One common military device that has been difficult for MILES to stimulate is the hand grenade. The typical MILES grenade cannot conveniently use a laser to signify a detonation because a grenade detonates in an unpredictable position after being propelled a distance from the user. Furthermore, a grenade is not directional like a bullet or a laser; it can kill or wound multiple people who are unprotected and within a “kill radius” distance of the grenade. Accordingly, the MILES grenade must be able to provide information upon detonation that each participant's receiver will use to determine if that participant is within the kill radius of a prototype grenade.
S. Sampson et. al., U.S. Pat. No. 6,579,097, discloses a MILES grenade that emits encoded infrared signals on detonation. The system tracks the location of each participant and the location of detonation of the grenade, and ‘kills’ participants within the fill radius of a detonating grenade.
R. Lynch et al., U.S. Pat. No. 6,569,011, discloses a paintball system where locations are tracked and participants within a predetermined distance of a simulated grenade are designated as ‘killed’.
C. Campagnuolo, SIR H1415, discloses a MILES system where the grenade makes a distinct noise and MILES bases damage to a participant on the amplitude of the received noise signal.
The U.S. Department of Energy, in an undated specification for MILES equipment, requires a MILES hand grenade to have an effective kill radius of up to 10 meters, an electronic output to interface directly with the MILES equipment, and an output signal that provides an indication to participants that the grenade exploded. An undated specification sheet by Schwartz Electro-optics Inc. shows a grenade simulator designed to those specifications.

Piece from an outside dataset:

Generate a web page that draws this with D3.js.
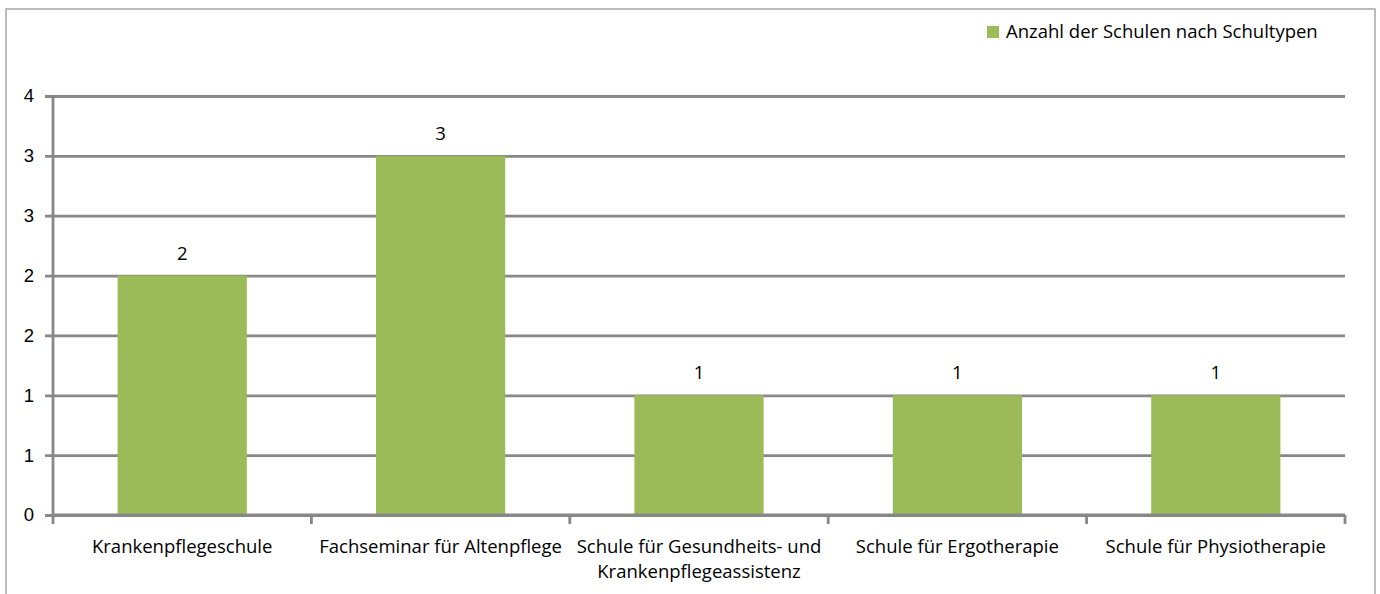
<!DOCTYPE html>
<html>
<head>
<meta charset="utf-8">
<script src="https://cdn.jsdelivr.net/npm/d3@7"></script>
<style>
  html, body { margin: 0; padding: 0; background: #fff; }
  svg { display: block; font-family: "Open Sans", "Noto Sans", sans-serif; }
</style>
</head>
<body>
<div id="chart"></div>
<script>
const categories = [
  "Krankenpflegeschule",
  "Fachseminar für Altenpflege",
  "Schule für Gesundheits- und Krankenpflegeassistenz",
  "Schule für Ergotherapie",
  "Schule für Physiotherapie"
];
const values = [2, 3, 1, 1, 1];
const yTicks = [0, 0.5, 1, 1.5, 2, 2.5, 3, 3.5];
const seriesName = "Anzahl der Schulen nach Schultypen";

const width = 1380, height = 594;
const margin = { left: 53, right: 35, top: 96, bottom: 79 };
const grey = "#888888";
const green = "#9BBB59";
const fontSize = "18.5px";

const svg = d3.select("#chart").append("svg")
  .attr("width", width)
  .attr("height", height);

// outer chart border
svg.append("rect")
  .attr("x", 6).attr("y", 9)
  .attr("width", 1369).attr("height", 600)
  .attr("fill", "none")
  .attr("stroke", "#a6a6a6")
  .attr("stroke-width", 1.5);

const x = d3.scaleBand()
  .domain(categories)
  .range([margin.left, width - margin.right])
  .paddingInner(0.5)
  .paddingOuter(0.25);

const y = d3.scaleLinear()
  .domain([0, 3.5])
  .range([height - margin.bottom, margin.top]);

// gridlines + y ticks
const yAxis = d3.axisLeft(y)
  .tickValues(yTicks)
  .tickSize(-(width - margin.right - margin.left))
  .tickFormat(d => d3.format(".0f")(d));

const gy = svg.append("g")
  .attr("transform", `translate(${margin.left},0)`)
  .call(yAxis);
gy.select(".domain").remove();
gy.selectAll(".tick line")
  .attr("x1", -8)
  .attr("stroke", grey)
  .attr("stroke-width", 2.8);
gy.selectAll(".tick text")
  .attr("x", -19)
  .attr("fill", "#000")
  .style("font-size", fontSize);

// bars
svg.append("g").selectAll("rect")
  .data(values)
  .join("rect")
  .attr("x", (d, i) => x(categories[i]))
  .attr("y", d => y(d))
  .attr("width", x.bandwidth())
  .attr("height", d => y(0) - y(d))
  .attr("fill", green);

// value labels
svg.append("g").selectAll("text")
  .data(values)
  .join("text")
  .attr("x", (d, i) => x(categories[i]) + x.bandwidth() / 2)
  .attr("y", d => y(d) - 16)
  .attr("text-anchor", "middle")
  .style("font-size", fontSize)
  .text(d => d);

// y axis line
svg.append("line")
  .attr("x1", margin.left).attr("x2", margin.left)
  .attr("y1", y(3.5)).attr("y2", y(0))
  .attr("stroke", grey).attr("stroke-width", 2.8);

// x axis line + category boundary ticks
const step = x.step();
const boundaries = d3.range(categories.length + 1).map(i => margin.left + i * step);
svg.append("line")
  .attr("x1", margin.left).attr("x2", width - margin.right)
  .attr("y1", y(0)).attr("y2", y(0))
  .attr("stroke", grey).attr("stroke-width", 2.8);
svg.append("g").selectAll("line")
  .data(boundaries)
  .join("line")
  .attr("x1", d => d).attr("x2", d => d)
  .attr("y1", y(0)).attr("y2", y(0) + 9)
  .attr("stroke", grey).attr("stroke-width", 2.8);

// category labels (wrapped)
const wrapWidth = step - 2;
const labels = svg.append("g").selectAll("text")
  .data(categories)
  .join("text")
  .attr("x", d => x(d) + x.bandwidth() / 2)
  .attr("y", y(0) + 38)
  .attr("text-anchor", "middle")
  .style("font-size", fontSize);

labels.each(function(d) {
  const t = d3.select(this);
  const words = d.split(" ");
  let line = [];
  let tspan = t.append("tspan").attr("x", t.attr("x")).attr("dy", 0);
  words.forEach(w => {
    line.push(w);
    tspan.text(line.join(" "));
    if (tspan.node().getComputedTextLength() > wrapWidth && line.length > 1) {
      line.pop();
      tspan.text(line.join(" "));
      line = [w];
      tspan = t.append("tspan").attr("x", t.attr("x")).attr("dy", 25).text(w);
    }
  });
});

// legend
const legend = svg.append("g").attr("transform", "translate(987,26)");
legend.append("rect")
  .attr("width", 12).attr("height", 12)
  .attr("fill", green);
legend.append("text")
  .attr("x", 19).attr("y", 6)
  .attr("dy", "0.35em")
  .style("font-size", fontSize)
  .text(seriesName);
</script>
</body>
</html>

The Schwartz simulator is understood to generate an RF signal of sufficient strength to be detected only within the kill radius.
One difficulty with existing grenade simulators based on noise is that battlefield simulations are noisy environments, and a determination of distance based on amplitude of a received audio or electronic signal is not reliable. A difficulty with simulators using multiple laser outputs is possible eye damage to participants from the high output lasers used in some of these devices. A difficulty with grenades that rely on the intensity of an RF signal is that a hand grenade is activated after being thrown by a user, and it may land in any orientation. The uncertain position of the grenade antenna with respect to the receiver provides an uncertainty in the strength of the received signal.